Every so often I can't be bothered to make the 8 mile trip to Exeter, so I work at home. Although I work damn hard at home, ahem, I do have the odd break. Dipping into and out of daytime television has reaquainted me with some decidedly dodgy shows. Like Noel Edmonds's "Deal or No Deal" which is so ridiculously simple that it is hard to explain to people who have never seen it because they can't believe that a 45 minute show could be made around the concept. In fact, a lot of people who have seen it have the same problem.

Then there are the multitude of talk shows: Trisha, Matthew Wright, Montel, Rikki Lake, some Ann Robinson lookalike, Springer, etc., etc.

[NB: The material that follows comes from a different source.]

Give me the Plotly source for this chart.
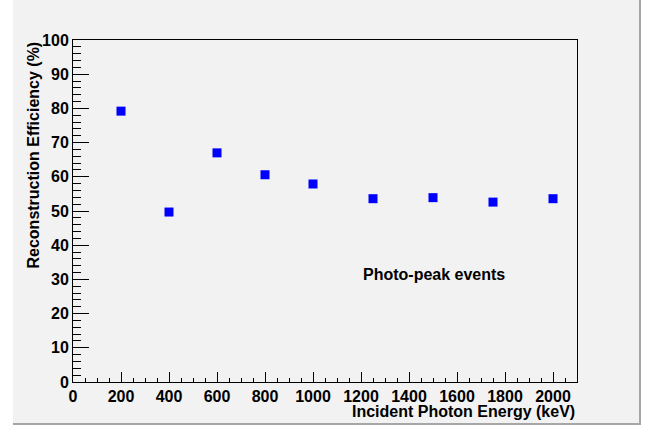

I thought most of these people were back working in call centres or whatever they did before they started parading the emotionally and mentally challenged to make other people stuck at home on a wednesday morning feel better about their own lives. But no, they're still there like it was 1999.

Perhaps suprisingly, these programmes don't disturb me as much as the innocuous looking "Cash in the Attic". I might be going out on a limb here, but I think that this programme demonstrates part of what is wrong with the world today.

The premise of the show is that a couple, with the help of an expert, remove from their home any item of antiquity that may have any value and sell it at auction. The money made is then used to fund some ridiculously transient activity.

Episodes I have seen have involved:
  • a woman selling a table that had been in her family for four generations so she could celebrate her 35th Wedding Anniversary in Cyprus;
  • a bloke indiscriminantly selling paintings from his father's painstakingly and thoughfully gathered private collection to buy a freaking Wedding cake for his daughter;
  • and a couple selling their grandfather's war medals and ceremonial sword from the Boer war so that they could hold a speed-dating evening. Yee Gods.


I would like a Cash in the Attic Revisted where we see these people return from their holiday, their tans faded. After a week at home, they realise that they have removed not only the only items of interest and character from their homes, but also stuff that that they actually liked and represented something to them more than a few extra pounds from an expensive cake can. And then I would like them tell their kids how much the items that they would have been left will be worth in 30 years time when they pop their clogs.

I accept I'm a bit of a sentamentalist, but here's a warning to future generations of Parsons. If any of you even think of selling any of my 52 collected bookmarks from the landmarks of Devon so that you can go to the Hoverball Solar Cup finals, I'm gonna haunt you good.